Like the heroes of the early Roman Republic and ancient Greece (Rome more than Greece) whom they emulated, these Americans discharged their obligations, as they understood them, by answering multiple vocations and duties, all serving a common end. They did not particularly count the cost. They were not concerned to lay up fortunes for themselves. They had small conception of what our own age calls (and is obsessed by) "stress." They were educated in the classics of ancient literature, history particularly, and in the philosophical literature of 17th- and 18th-century Europe--Locke, Sidney, Montesquieu, Hume. Many did not attend college: There were only nine universities and colleges by the end of 1776.

Yet they wrote with a grace and lucidity we cannot match. Their minds seemed clearer than ours. And they had also what was imputed to a great general of a later generation: the imaginations of engineers. They knew how to transform ideas into action, into policies and institutions.

When they were young, these leaders of the revolutionary generation accustomed themselves, under the supervision of demanding adults, to long periods of solitary study. Their English near-contemporary, William Wordsworth, remembered a statue of Isaac Newton in the courtyard of his Cambridge college: "the marbled index of a mind voyaging forever, through strange seas of thought, alone." As young people, they were not often praised or rewarded. The satisfactions of learning, they were taught, were in the learning, and in how that learning--like the unconscious predisposition to emulate certain heroes--might somehow be transmuted into examples and lessons that would influence their own conduct later on. Like Pericles' men of Athens, they would thereafter "be ashamed to fall below a certain standard."

The English historian Paul Johnson wrote that the generation of American leaders of the 1940s was our ablest since that of the Founding. No one imputes to this second generation the creative genius of the first. Several of its tribunes were professional soldiers and naval officers--men ideally (according to Clausewitz) of a searching rather than a creative intellect. One has the impression, studying their lives as youngsters, that they were not "brilliant" at school.

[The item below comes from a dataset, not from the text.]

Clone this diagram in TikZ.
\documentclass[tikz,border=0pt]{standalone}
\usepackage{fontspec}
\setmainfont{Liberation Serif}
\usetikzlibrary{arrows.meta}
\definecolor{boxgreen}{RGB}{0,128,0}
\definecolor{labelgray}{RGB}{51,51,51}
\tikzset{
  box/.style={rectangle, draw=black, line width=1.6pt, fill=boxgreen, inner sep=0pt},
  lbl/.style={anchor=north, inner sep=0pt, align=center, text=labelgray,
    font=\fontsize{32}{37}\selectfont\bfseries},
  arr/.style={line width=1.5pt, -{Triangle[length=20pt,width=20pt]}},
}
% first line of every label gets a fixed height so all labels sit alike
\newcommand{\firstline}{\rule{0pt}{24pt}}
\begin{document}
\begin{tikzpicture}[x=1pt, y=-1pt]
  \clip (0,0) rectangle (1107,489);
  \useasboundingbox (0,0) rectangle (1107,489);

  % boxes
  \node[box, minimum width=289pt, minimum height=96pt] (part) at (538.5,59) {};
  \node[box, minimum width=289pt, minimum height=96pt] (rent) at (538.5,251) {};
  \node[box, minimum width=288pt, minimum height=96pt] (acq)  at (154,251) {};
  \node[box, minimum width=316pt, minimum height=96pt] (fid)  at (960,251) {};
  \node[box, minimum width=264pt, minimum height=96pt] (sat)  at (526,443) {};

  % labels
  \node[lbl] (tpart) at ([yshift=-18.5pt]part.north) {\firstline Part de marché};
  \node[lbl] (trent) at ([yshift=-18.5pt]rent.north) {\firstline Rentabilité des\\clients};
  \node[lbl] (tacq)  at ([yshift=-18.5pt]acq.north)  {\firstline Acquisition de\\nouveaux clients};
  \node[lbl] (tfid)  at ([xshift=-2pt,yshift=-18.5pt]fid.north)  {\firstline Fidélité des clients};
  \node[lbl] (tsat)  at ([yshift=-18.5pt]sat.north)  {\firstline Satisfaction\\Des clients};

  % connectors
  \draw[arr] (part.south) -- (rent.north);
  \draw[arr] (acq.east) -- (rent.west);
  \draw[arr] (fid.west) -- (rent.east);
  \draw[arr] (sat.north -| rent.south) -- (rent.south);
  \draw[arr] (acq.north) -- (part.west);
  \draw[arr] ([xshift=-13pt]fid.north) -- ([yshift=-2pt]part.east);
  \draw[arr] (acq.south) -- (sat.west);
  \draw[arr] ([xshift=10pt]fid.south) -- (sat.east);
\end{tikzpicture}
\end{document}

They were born between 1875 and 1890: they included FDR, Douglas MacArthur, George Marshall, Ernest King, Dwight D. Eisenhower, Harry S. Truman, Omar Bradley, William Halsey, Chester Nimitz. With the exceptions of MacArthur and Roosevelt, they were children of the American heartland, all born into modest, even hardscrabble circumstances. The service academies were literally their way out of Dodge.

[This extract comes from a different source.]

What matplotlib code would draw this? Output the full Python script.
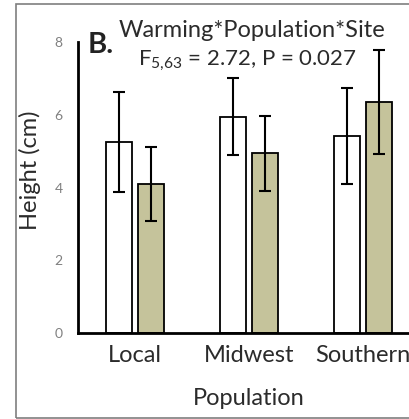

For the military men, Marshall and MacArthur in particular, enormous responsibility was given them as lieutenants in their early 20s in the Philippines. Self-reliance is usually the consequence, and so is what David Riesman called, in 1950, "inner-directedness": the predisposition to act on judgment and conscience rather than calculations of external approval. Thus Harry Truman, almost blind without glasses, insisted on leading his artillery battery in the most severe, and final, campaign of the Great War--the Meuse Argonne offensive (in which American casualties were 126,000, including 26,000 killed, in six weeks). More than 20 years later, Truman, then a U.S. senator, sought service again, but George Marshall turned him down: Truman was then in his mid-50s.

Nimitz, Bradley, Eisenhower--towers of moral strength, settled wisdom, common sense of an elemental, singularly American kind: and all, like the 16 millions who served in World War II (more than 10% of the country's 1945 population) with the innate modesty which remains above all others the quality which draws Americans of 2006 to this Greatest Generation. Such people embodied the virtues, including the un-self-conscious nobility the founding generation admired in their ancient models.

In a phrase that recurs so often that it has almost become a cliché, we read that Bradley, or Ike, or Halsey, "was a mediocre student at the Academy." Yet, in a confluence of character, conscience and mind that we cannot disentangle, they considered problems of enormous complexity, took counsel of those they admired, attained wise and useful decisions, and inspired and led huge numbers of servicemen--and women--to complete their missions. In our time of crisis will another generation bring forward men and women of the same métier as those of the Revolutionary and Second World Wars?

The answer expected is a red-blooded Of Course We Will! To suggest anything less is to invite the imputation of cynicism. But the culture of palliatives--in which virtually all minor encumbrances of imperfect health, physical and psychological, can be erased by drugs, in which most avenues of advancement rely less on the actions of self-reliance than upon the legions of aids (human and material) that are gathered to smooth their way, and in which the ends to be pursued and the ambitions to be gratified are usually (though not always) those that exclude useful service to the nation--this is not a culture that cultivates the qualities most needed.

Consider the character of George Marshall, leader of the American Army from 1939 to 1945, whose name, President Truman insisted, be given the Plan for European Recovery in 1947. A small episode, early in Marshall's final retirement, is illustrative. He was offered very large sums of money to write his memoirs. He declined instantly. It would not do to call attention to himself. His country, he said, had already compensated him for his service--and besides, what he would be obliged to write, writing truthfully and accurately, might cause pain to people who had done their best, and who deserved well of their country.

Gen. Bunting, a former superintendent of the Virginia Military Institute, is president of the H.F. Guggenheim Foundation.